Song Meaning
These lyrics kick off with a jarring image: "Luther King and Mahatma Gandhi" are casually murdered during a game, their ideals crushed by a dominant, unnamed "other team." It's a brutal, almost flippant dismissal of moral victory, setting an immediate tone of profound cynicism. The scoreboard reads "15-nil," a crushing, undeniable defeat for the forces of peace.
The central tension here is the collapse of any meaningful distinction between good and evil, truth and falsehood. The narrator states, "You can't be true, you can't be false / You'll be given the same reward." This suggests a world where integrity offers no special advantage, and moral lines are hopelessly blurred. It's a bleak assessment of justice, implying that all paths lead to a similar, undignified end.
The lyrics masterfully employ stark juxtapositions to underscore this point. Pairing "Socrates and Milhous Nixon" and claiming they "went the same way, through the kitchen" trivializes the philosopher's principled death by associating it with a disgraced politician's exit. Similarly, asking "Plato the Greek or Rin Tin Tin / Who's more famous" critiques a society that values superficial celebrity over profound thought. The abrupt "News Flash / Vacuum Cleaner Sucks Up Budgie" then shatters any lingering gravitas, reducing all preceding commentary to the level of absurd, disposable information.
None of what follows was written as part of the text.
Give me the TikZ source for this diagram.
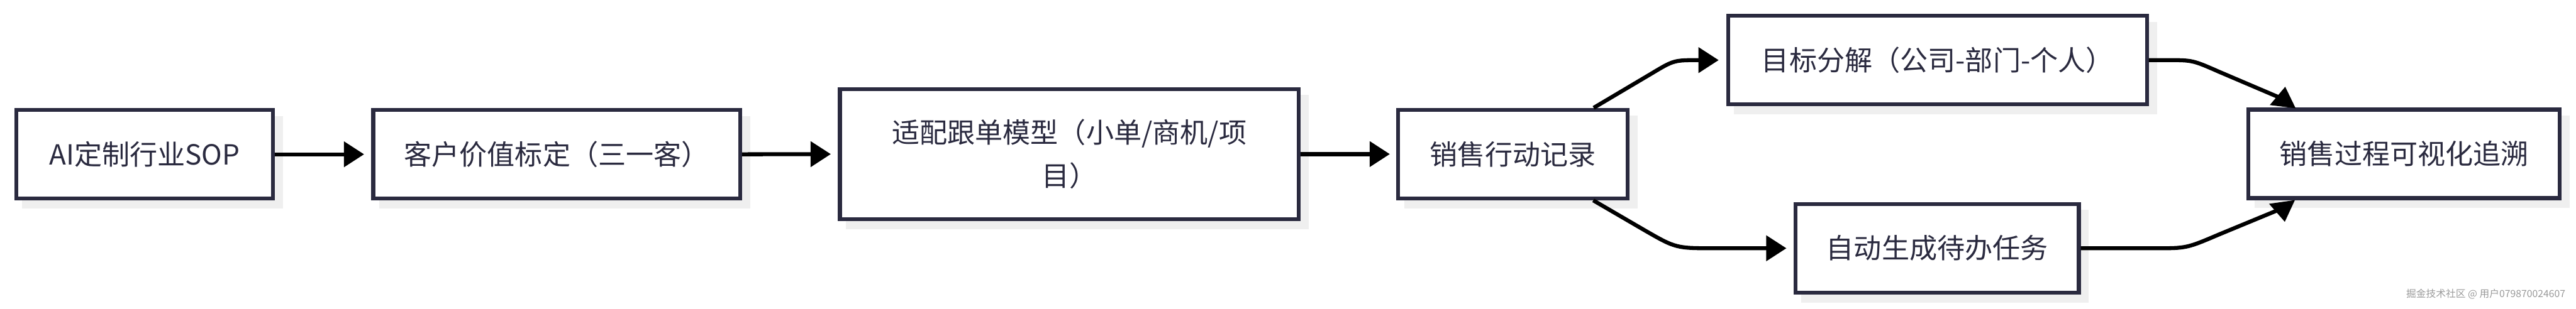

This relentless trivialization and cynical humor make the lyrics powerfully effective. They challenge the listener to confront a world where ideals are easily defeated, and profound figures are reduced to common denominators. The repeated, almost desperate cry for "Magnificents" in the outro feels like a poignant, perhaps ironic, longing for true greatness or meaning in a landscape that seems to have lost it entirely.